Out-Law News 3 min. read

Large businesses to be forced to publish tax strategy


Large businesses could be forced to publish their tax strategy, and to nominate a main board director to be held legally responsible for doing so, if proposals announced by the UK government become law.

The proposal to introduce a legislative requirement for the UK's largest businesses to publish their tax strategy is part of a package of proposals announced by the government in a consultation document. The proposals also include the introduction of a voluntary code of practice on taxation for large businesses and a regime for imposing 'special measures' on large businesses with a track record for persistent aggressive tax avoidance or failing to cooperate with HM Revenue & Customs (HMRC).

The package of measures is intended to apply only to businesses administered by HMRC’s Large Business Directorate with a turnover of more than £200 million and/or a relevant balance sheet total of more than £2 billion for the preceding financial year.

A named individual at executive board level would be responsible for owning and signing off the tax strategy. The proposals suggest that the individual concerned could be personally liable to a penalty if a strategy in the required form was not published. The requirement for a named individual is similar to the existing Senior Accounting Officer (SAO) regime, but it is intended that the tax strategy requirement would be kept separate from that regime.

Under the SAO regime certain large companies must appoint an individual to be their SAO and be responsible for ensuring that the company establishes and maintains appropriate tax accounting arrangements to allow tax liabilities to be calculated accurately.

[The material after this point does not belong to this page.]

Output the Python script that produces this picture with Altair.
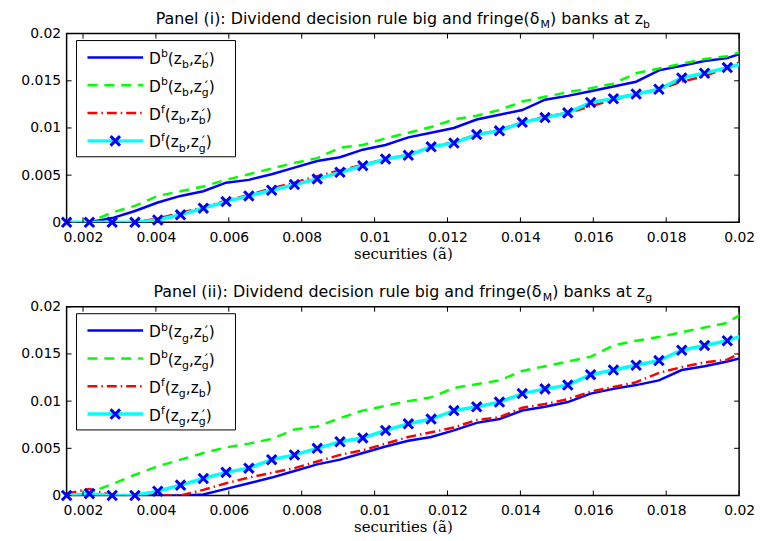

The SAO must give HMRC a certificate each financial year stating whether the company has appropriate tax accounting arrangements.

HMRC said that "Research shows that, with corporate tax contributions regularly in the spotlight, influence over a business’s tax behaviours is increasingly shifting away from the tax department and/or head of tax, towards the Chief Executive (CEO) and Board." It said "increased scrutiny of tax strategy by a business’s Board actively discourages aggressive tax planning".

Tax expert Jason Collins of Pinsent Masons, the law firm behind Out-law.com, said: “Forcing businesses to publicise their tax strategy will add to the compliance burdens for low risk businesses while probably not changing the behaviour of those at the top of the risk spectrum.”

The document states that if a business fails to publish the required information, a sanction will apply and this "could be modelled along the lines of the current HMRC SAO regime".

Under the SAO regime, the SAO is liable personally to a fixed penalty of £5000 if they fail to fulfil their duties.  Jason Collins said “directors will be concerned that this new regime is adding to their personal liabilities.”

The tax strategy would be published annually by reference to the period covered by the business’s annual report or accounts. For multinational groups, the tax strategy would relate to the activities of the group that "relate to or affect UK taxation".

It is proposed that the tax strategy should include an overview of internal governance and should set out the company’s approach to risk management, their attitude to their relationship with HMRC, their attitude to tax planning and "appetite for risk in tax planning" – setting out whether the company seeks to "work in accordance with the spirit – in addition to the letter of the law". The strategy would also need to set out whether the UK group has a target 'effective tax rate' (ETR), what this is, and what measures the business is taking to maintain or reach this target ETR.

Research by PWC published earlier this year showed that in 2014, half of all companies in the FTSE 100 disclosed information about the governance of their tax affairs, compared with 37 in 2013.

The consultative document says that the requirement to publicly communicate a tax strategy would be "separate to, and distinct from" the OECD’s country-by-country reporting model. Once country-by country reporting comes into force, multinationals will have to provide to tax authorities a breakdown of their activities and the tax paid in the jurisdictions where they operate. However, the information will only be provided to tax authorities and will not be publicly available. Legislation introduced by Finance Act 2015 enables regulations to be made to implement country-by country reporting in the UK. It is expected that it will come into force in 2016.

The consultation document states that "in line with the agreed OECD approach to country-by country reporting" the proposal for the publication of a company's strategy will not require publication of the taxes paid.

In a further measure, HMRC intends to introduce a voluntary code of practice on taxation for large business. The government intends this to be a "common set of principles to encourage all businesses to adopt the most positive tax compliance behaviours, and which businesses themselves can use to promote exemplary behaviours across their organisation.

The government asks those responding to the consultation whether the tax strategy should require businesses to say whether or not they have signed up to the code of conduct.

Jason Collins said: "The code of conduct is going to be voluntary – but it is not very voluntary if the strategy has to say whether you have signed it or not".